The next day, the seventeenth, Louis XVI set out on his own road to Canossa. La Rochefoucauld-Liancourt had already urged him to show his personal goodwill by appearing in Paris, but it was only after the bitter realizations of the council on the sixteenth that he accepted the inevitable. His hand, in any case, had been forced over the matter of the government. Necker’s recall and the dismissal of the Breteuil ministry had been announced to general rejoicing and troops had already begun to pack up on the Champ de Mars and retire to Sèvres, where another seventy-five of them immediately deserted.
Not for the last time, Louis mustered a dignity in helpless impotence that failed him in his fitful moments of self-assertion. Without showing any signs of panic, he made provision to continue royal government should he not return. He made his will and testament, and empowered Provence, who alone among the royal princes had decided to remain in France, with authority as lieutenant-general of the kingdom. The King prayed in the Chapel Royal with his family and then set off, dressed in a simple fracmorning coat, without any of the usual appurtenances of majesty. Though his coach was drawn by eight black horses, it too was undecorated. Before it rode a small detachment of his personal bodyguard, who were outnumbered by a much larger escort of the Versailles militia in improvised, heavily cockaded uniforms. Behind them were a hundred deputies of the Assembly and a large, straggling retinue of Versailles townspeople, singing, shouting “Vive le roi” and “Vive la nation” and waving pikes, flintlocks and pruning hooks.
The weather, always described by contemporaries as though it were a revolutionary actor, was accomplice to the royal chagrin. For the sun that shone down resplendently on the procession to Paris announced the eclipse of the fantasy of the Sun King. Louis XIV had built Versailles as a retreat from the capital’s constraints, a place in which he could indulge his Apollonian will in stone and water, ritual and icons. In 1775, at his coronation at Reims, Louis XVI was supposed to have begun a new age of solar enlightenment. Instead the sun had been brought down to earth.

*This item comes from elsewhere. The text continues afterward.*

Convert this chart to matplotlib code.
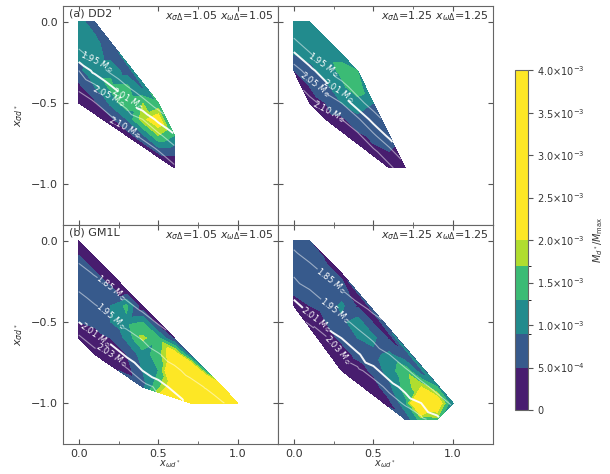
import numpy as np
import matplotlib
matplotlib.use("Agg")
import matplotlib.pyplot as plt
import matplotlib.tri as mtri
from matplotlib.colors import ListedColormap, BoundaryNorm
from matplotlib.cm import ScalarMappable
from matplotlib.ticker import MultipleLocator

n = np.nan

# grid of coupling ratios
x_vals = [0.0, 0.1, 0.2, 0.3, 0.4, 0.5, 0.6, 0.7, 0.8, 0.9, 1.0]
y_vals = [0.0, -0.1, -0.2, -0.3, -0.4, -0.5, -0.6, -0.7, -0.8, -0.9, -1.0, -1.1]

# M_d*/M_max in units of 1e-3, one row per y value, starting at x = 0
frac_dd2_105 = [
    [1.1, 0.6],
    [1.1, 1.0],
    [1.0, 1.1, 0.7],
    [0.8, 1.2, 1.2, 0.7],
    [0.4, 0.9, 1.4, 1.4, 0.8],
    [0.3, 0.4, 1.0, 1.6, 1.7, 1.4],
    [n, n, 0.4, 0.9, 1.9, 2.3],
    [n, n, n, 0.3, 0.8, 1.7, 1.3],
    [n, n, n, n, n, 0.6, 0.6],
    [n, n, n, n, n, n, 0.2],
]
mass_dd2_105 = [
    [1.83, 1.78],
    [1.90, 1.85],
    [1.975, 1.915, 1.865],
    [2.05, 1.997, 1.935, 1.88],
    [2.092, 2.06, 2.017, 1.955, 1.90],
    [2.12, 2.102, 2.07, 2.033, 1.975, 1.915],
    [n, n, 2.108, 2.081, 2.05, 1.997],
    [n, n, n, 2.114, 2.092, 2.06, 2.017],
    [n, n, n, n, n, 2.102, 2.07],
    [n, n, n, n, n, n, 2.108],
]

frac_dd2_125 = [
    [1.2, 1.1],
    [1.1, 1.0, 1.1],
    [0.9, 1.0, 1.2, 1.2],
    [0.5, 0.8, 1.1, 1.4, 1.3],
    [n, 0.5, 0.8, 1.2, 1.6],
    [n, 0.3, 0.5, 0.9, 1.1, 0.9],
    [n, n, 0.3, 0.4, 0.8, 0.9],
    [n, n, n, n, 0.4, 0.6, 0.6],
    [n, n, n, n, n, 0.4, 0.5],
    [n, n, n, n, n, n, 0.3, 0.3],
]
mass_dd2_125 = [
    [1.87, 1.80],
    [1.95, 1.88, 1.81],
    [2.02, 1.96, 1.89, 1.82],
    [2.07, 2.03, 1.97, 1.90, 1.83],
    [n, 2.07, 2.03, 1.98, 1.91],
    [n, 2.12, 2.08, 2.05, 1.98, 1.91],
    [n, n, 2.13, 2.10, 2.06, 1.99],
    [n, n, n, n, 2.11, 2.06, 1.995],
    [n, n, n, n, n, 2.11, 2.07],
    [n, n, n, n, n, n, 2.11, 2.07],
]

frac_gm1l_105 = [
    [0.1],
    [0.55, 0.1],
    [0.7, 0.55, 0.1],
    [0.7, 0.7, 0.6, 0.15],
    [0.6, 0.8, 0.9, 1.4, 0.2],
    [0.5, 0.6, 0.9, 1.2, 1.3, 0.2],
    [0.3, 0.3, 0.5, 1.0, 1.8, 1.4, 0.4],
    [n, 0.2, 0.3, 0.5, 1.1, 1.5, 2.5, 0.7],
    [n, n, n, 0.3, 0.9, 1.3, 3.0, 3.5, 1.2],
    [n, n, n, n, 0.8, 1.6, 2.4, 4.0, 4.0, 2.5],
    [n, n, n, n, n, n, n, 4.0, 4.0, 4.0, 4.0],
]
mass_gm1l_105 = [
    [1.76],
    [1.825, 1.776],
    [1.89, 1.841, 1.79],
    [1.945, 1.904, 1.86, 1.81],
    [1.985, 1.955, 1.92, 1.87, 1.825],
    [2.01, 1.991, 1.965, 1.93, 1.89, 1.84],
    [2.035, 2.015, 1.998, 1.975, 1.945, 1.905, 1.86],
    [n, 2.04, 2.03, 2.005, 1.985, 1.955, 1.92, 1.87],
    [n, n, n, 2.035, 2.01, 1.99, 1.965, 1.93, 1.89],
    [n, n, n, n, 2.04, 2.025, 2.0, 1.975, 1.945, 1.905],
    [n, n, n, n, n, n, n, 2.005, 1.985, 1.955, 1.92],
]

frac_gm1l_125 = [
    [0.6, 0.5],
    [0.8, 0.8, 0.45],
    [0.7, 0.7, 0.6, 0.45],
    [0.6, 0.6, 0.7, 0.6],
    [0.3, 0.5, 0.6, 1.0, 0.45],
    [n, 0.3, 0.5, 0.8, 1.1, 0.45],
    [n, n, 0.3, 0.6, 0.9, 1.0, 0.45],
    [n, n, n, 0.3, 0.6, 0.8, 1.0, 0.5],
    [n, n, n, 0.2, 0.3, 0.6, 1.1, 1.6, 0.6],
    [n, n, n, n, n, 0.3, 0.8, 1.5, 2.0, 1.3],
    [n, n, n, n, n, n, 0.4, 1.2, 3.5, 2.5, 0.9],
    [n, n, n, n, n, n, n, 0.6, 1.5, 1.6],
]
mass_gm1l_125 = [
    [1.82, 1.77],
    [1.875, 1.83, 1.78],
    [1.94, 1.89, 1.84, 1.80],
    [1.985, 1.95, 1.90, 1.85],
    [2.025, 1.99, 1.96, 1.915, 1.86],
    [n, 2.028, 2.00, 1.97, 1.93, 1.875],
    [n, n, 2.035, 2.01, 1.978, 1.94, 1.89],
    [n, n, n, 2.029, 2.015, 1.985, 1.95, 1.90],
    [n, n, n, 2.045, 2.035, 2.02, 1.99, 1.96, 1.915],
    [n, n, n, n, n, 2.04, 2.024, 2.00, 1.97, 1.93],
    [n, n, n, n, n, n, 2.04, 2.027, 2.01, 1.978, 1.94],
    [n, n, n, n, n, n, n, 2.045, 2.035, 2.02],
]

frac_levels = [0, 0.5e-3, 0.9e-3, 1.3e-3, 1.7e-3, 2.0e-3, 4.0e-3]
mass_levels_dd2 = [1.95, 2.01, 2.05, 2.10]
mass_levels_gm1l = [1.85, 1.95, 2.01, 2.03]
cbar_ticks = [0, 0.5e-3, 1.0e-3, 1.5e-3, 2.0e-3, 2.5e-3, 3.0e-3, 3.5e-3, 4.0e-3]
cbar_labels = ["0", r"5.0$\times10^{-4}$", r"1.0$\times10^{-3}$", r"1.5$\times10^{-3}$",
               r"2.0$\times10^{-3}$", r"2.5$\times10^{-3}$", r"3.0$\times10^{-3}$",
               r"3.5$\times10^{-3}$", r"4.0$\times10^{-3}$"]

# where the mass labels sit, one point per level
label_pos = [
    [(0.12, -0.22), (0.32, -0.43), (0.2, -0.42), (0.3, -0.63)],
    [(0.21, -0.22), (0.3, -0.38), (0.15, -0.36), (0.21, -0.58)],
    [(0.21, -0.28), (0.21, -0.46), (0.12, -0.57), (0.19, -0.72)],
    [(0.23, -0.25), (0.25, -0.44), (0.12, -0.52), (0.27, -0.68)],
]

panels = [
    ("(a) DD2", "1.05", frac_dd2_105, mass_dd2_105, mass_levels_dd2),
    (None, "1.25", frac_dd2_125, mass_dd2_125, mass_levels_dd2),
    ("(b) GM1L", "1.05", frac_gm1l_105, mass_gm1l_105, mass_levels_gm1l),
    (None, "1.25", frac_gm1l_125, mass_gm1l_125, mass_levels_gm1l),
]

cols = [plt.cm.viridis(v) for v in [0.08, 0.28, 0.48, 0.68, 0.88, 1.0]]
cmap = ListedColormap(cols)
norm = BoundaryNorm(frac_levels, cmap.N)
txt = "#333333"


def grid(rows):
    out = np.full((len(y_vals), len(x_vals)), np.nan)
    for i, r in enumerate(rows):
        out[i, :len(r)] = r
    return out


fig = plt.figure(figsize=(6.1, 4.74), dpi=100)
X, Y = np.meshgrid(x_vals, y_vals)
left, w = 0.103, 0.3525
bot, h = 0.064, 0.462

for k, (tag, xd, frac, mass, mlev) in enumerate(panels):
    r, c = divmod(k, 2)
    ax = fig.add_axes([left + c * w, bot + (1 - r) * h, w, h])
    F = grid(frac)
    M = grid(mass)
    ok = ~np.isnan(F)
    tri = mtri.Triangulation(X[ok], Y[ok])
    z = np.minimum(F[ok] * 1e-3, 3.99e-3)
    ax.tricontourf(tri, z, levels=frac_levels, colors=cols)
    for lv, pos in zip(mlev, label_pos[k]):
        if lv == 2.01:
            lc, lw = (1, 1, 1, 0.95), 1.4
        else:
            lc, lw = (1, 1, 1, 0.5), 0.8
        cs = ax.tricontour(tri, M[ok], levels=[lv], colors=[lc], linewidths=lw)
        ax.clabel(cs, fmt=lambda v: "%.2f $M_\\odot$" % v, fontsize=6,
                  colors="w", inline=True, manual=[pos])

    ax.set_xlim(-0.1, 1.25)
    ax.set_ylim(-1.25, 0.1)
    ax.xaxis.set_major_locator(MultipleLocator(0.5))
    ax.xaxis.set_minor_locator(MultipleLocator(0.25))
    ax.yaxis.set_major_locator(MultipleLocator(0.5))
    ax.tick_params(which="both", direction="in", top=True, right=True,
                   labelsize=8, labelcolor=txt, color="#555555")
    for s in ax.spines.values():
        s.set_color("#666666")
    if r == 0:
        ax.tick_params(labelbottom=False)
    else:
        ax.set_xlabel(r"$x_{\omega d^*}$", fontsize=7, color=txt, labelpad=0)
    if c == 1:
        ax.tick_params(labelleft=False)
    else:
        ax.set_ylabel(r"$x_{\sigma d^*}$", fontsize=8, color=txt)
    if tag:
        ax.text(0.03, 0.985, tag, transform=ax.transAxes, ha="left", va="top",
                fontsize=8, color=txt)
    ax.text(0.98, 0.985, r"$x_{\sigma\Delta}$=%s $x_{\omega\Delta}$=%s" % (xd, xd),
            transform=ax.transAxes, ha="right", va="top", fontsize=8, color=txt)

cax = fig.add_axes([0.844, 0.135, 0.021, 0.717])
sm = ScalarMappable(norm=norm, cmap=cmap)
cb = fig.colorbar(sm, cax=cax, spacing="proportional", ticks=cbar_ticks)
cb.ax.set_yticklabels(cbar_labels)
cb.ax.tick_params(labelsize=7, labelcolor=txt, color="#555555")
cb.outline.set_edgecolor("#666666")
cb.set_label(r"$M_{d^*}/M_{\rm max}$", fontsize=7, color=txt)

fig.savefig("out.png", dpi=100)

What sort of king was he supposed to be now? Everywhere he went the answer was the same: not Louis XIV but Henri IV. The cult of the first Bourbon, who had ended the wars of religion and had been assassinated by a Catholic fanatic, had now reached epidemic proportions. In his person was supposed to have been combined every manner of benevolence, humanity and wisdom; he was the prototype of the citizen-King that the still overwhelmingly royalist people of France hoped to see reincarnated in Louis. Above all else, Henri was described, in popular songs and verses, as the ideal King-Father, who could no more have done harm to the people of France than he could have murdered his own children. That same concept had been expressed in a grandiose design for a new monument to Henri IV expressly meant to associate the patriotic martyr with his new incarnation, Louis. A vast rotunda was to be encircled by a double row of columns. At its center was to be a statue of the fallen King “in the attitude of a good father in the middle of his children… dressed in the simple costume that he loved.” On the pedestal would be the inscription “To Henri IV from all humanity,” and on a great festive day Louis XVI was to place a crown on his head and pronounce the words (as if in self-tutorial) “Voilàle modèle des Souverains” (Here is the model for sovereigns).
It was no surprise, then, that greeting Louis XVI at the Porte de Chaillot, Bailly alluded to this incessantly recommended ancestor and in particular to his entry into Paris in 1604. Offering the King the keys to the city – a custom associated with triumphal entries – the mayor even improved on the original scene. “These are the same keys,” he said, “that were presented to Henri IV; he had conquered his people; now it is his people who have conquered their king.” Louis may not have appreciated the reversal of form.
Other serious amendments to triumphal royal entries then followed. The Valois kings of the French Renaissance – François I, Henri II and Charles IX – had each been greeted by arches proclaiming his identity as the Gallic Hercules, the master (sometimes even the emperor, in the manner of Charlemagne) of Gallia et Germania. Louis XVI was greeted instead by Lafayette in civilian dress, wearing the blue and red cockade of the city (and, ominously, the colors of the House of Orlé ans), and taken through streets lined with armed citizen-guards to the place Louis XV. The rear of the procession was joined by market women, dressed in the white costume they kept for ceremonials, draped in red and blue ribbon and bearing flowers. At the Hôtel de Ville, above the archway of unsheathed swords formed for him – as if both in homage and challenge – the King could read the official designation of his new identity:
LOUIS XVI, FATHER OF THE FRENCH, THE KING OF A FREE PEOPLE
Conceding this reinvention of kingship, Louis then accepted the cockade that Bailly offered him on the steps of the Hôtel de Ville and pinned it to his hat as trumpet and cannon shot accompanied bursts of cheering. After a brief and largely inaudible speech inside the Grand Salle, where the King attempted to express satisfaction with the appointments of Lafayette and Bailly – another legitimation of actions over which he had had no control – he showed himself again on the balcony, wearing the cockade.
At about ten that evening, Louis reached Versailles, exhausted and disoriented, though much relieved that the day had ended without bloodshed. He greeted his even more relieved wife and children affectionately. Their physical safety increasingly seemed his paramount concern. With his court virtually abolished and his royal ceremonial stripped from him, Louis XVI had become, at last, just another père de famille. And it was to protect them that he had consented to become at the same time the “bon père de la France.” The idealists of a revolutionary monarchy were to claim that the second title was but an extension of the first. Pessimists (the minority in 1789) could see family quarrels ahead. And in the eventuality of such a conflict it was not yet clear, especially to Louis XVI, to which of the families he would devote the remainder of his life.